(Plotting code records)

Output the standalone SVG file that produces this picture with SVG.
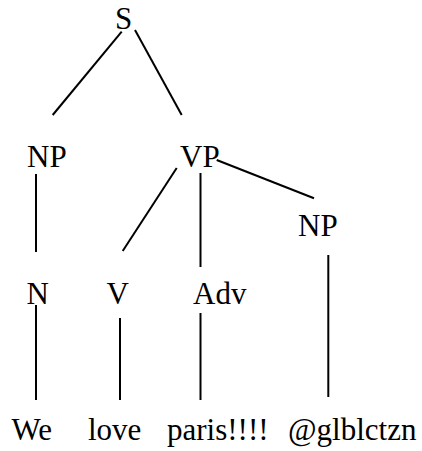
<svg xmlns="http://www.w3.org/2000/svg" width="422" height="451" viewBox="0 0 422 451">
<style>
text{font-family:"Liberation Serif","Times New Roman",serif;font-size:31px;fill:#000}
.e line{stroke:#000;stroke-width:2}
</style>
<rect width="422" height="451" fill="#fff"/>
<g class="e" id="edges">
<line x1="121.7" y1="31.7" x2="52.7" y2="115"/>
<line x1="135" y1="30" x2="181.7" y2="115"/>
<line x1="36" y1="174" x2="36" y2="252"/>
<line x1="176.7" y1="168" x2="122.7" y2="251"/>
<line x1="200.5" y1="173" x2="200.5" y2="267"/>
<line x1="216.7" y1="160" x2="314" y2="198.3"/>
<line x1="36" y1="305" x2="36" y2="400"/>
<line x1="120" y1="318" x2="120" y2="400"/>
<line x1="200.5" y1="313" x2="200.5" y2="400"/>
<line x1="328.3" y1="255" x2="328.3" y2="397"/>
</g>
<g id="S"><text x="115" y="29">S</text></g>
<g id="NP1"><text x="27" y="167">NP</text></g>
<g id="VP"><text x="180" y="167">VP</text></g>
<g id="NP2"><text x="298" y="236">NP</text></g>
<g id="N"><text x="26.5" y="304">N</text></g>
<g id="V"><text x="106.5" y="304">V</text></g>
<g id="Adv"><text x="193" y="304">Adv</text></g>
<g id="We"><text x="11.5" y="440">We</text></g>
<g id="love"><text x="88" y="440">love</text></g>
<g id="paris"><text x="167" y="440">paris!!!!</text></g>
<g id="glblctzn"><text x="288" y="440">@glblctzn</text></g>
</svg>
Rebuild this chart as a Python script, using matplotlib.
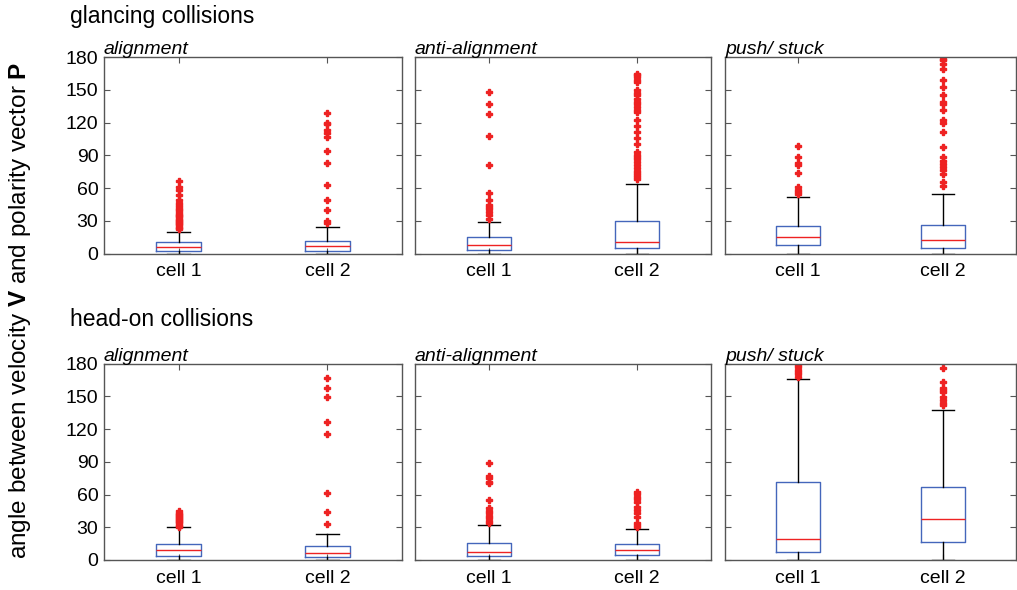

# [WHAT TO DO]
Reproduce the material in full, word for word, and omit the pictures.

# [TASK OUTPUT]
Output the standalone SVG file that produces this picture with SVG.
<svg xmlns="http://www.w3.org/2000/svg" width="422" height="451" viewBox="0 0 422 451">
<style>
text{font-family:"Liberation Serif","Times New Roman",serif;font-size:31px;fill:#000}
.e line{stroke:#000;stroke-width:2}
</style>
<rect width="422" height="451" fill="#fff"/>
<g class="e" id="edges">
<line x1="121.7" y1="31.7" x2="52.7" y2="115"/>
<line x1="135" y1="30" x2="181.7" y2="115"/>
<line x1="36" y1="174" x2="36" y2="252"/>
<line x1="176.7" y1="168" x2="122.7" y2="251"/>
<line x1="200.5" y1="173" x2="200.5" y2="267"/>
<line x1="216.7" y1="160" x2="314" y2="198.3"/>
<line x1="36" y1="305" x2="36" y2="400"/>
<line x1="120" y1="318" x2="120" y2="400"/>
<line x1="200.5" y1="313" x2="200.5" y2="400"/>
<line x1="328.3" y1="255" x2="328.3" y2="397"/>
</g>
<g id="S"><text x="115" y="29">S</text></g>
<g id="NP1"><text x="27" y="167">NP</text></g>
<g id="VP"><text x="180" y="167">VP</text></g>
<g id="NP2"><text x="298" y="236">NP</text></g>
<g id="N"><text x="26.5" y="304">N</text></g>
<g id="V"><text x="106.5" y="304">V</text></g>
<g id="Adv"><text x="193" y="304">Adv</text></g>
<g id="We"><text x="11.5" y="440">We</text></g>
<g id="love"><text x="88" y="440">love</text></g>
<g id="paris"><text x="167" y="440">paris!!!!</text></g>
<g id="glblctzn"><text x="288" y="440">@glblctzn</text></g>
</svg>
Rebuild this chart as a Python script, using matplotlib.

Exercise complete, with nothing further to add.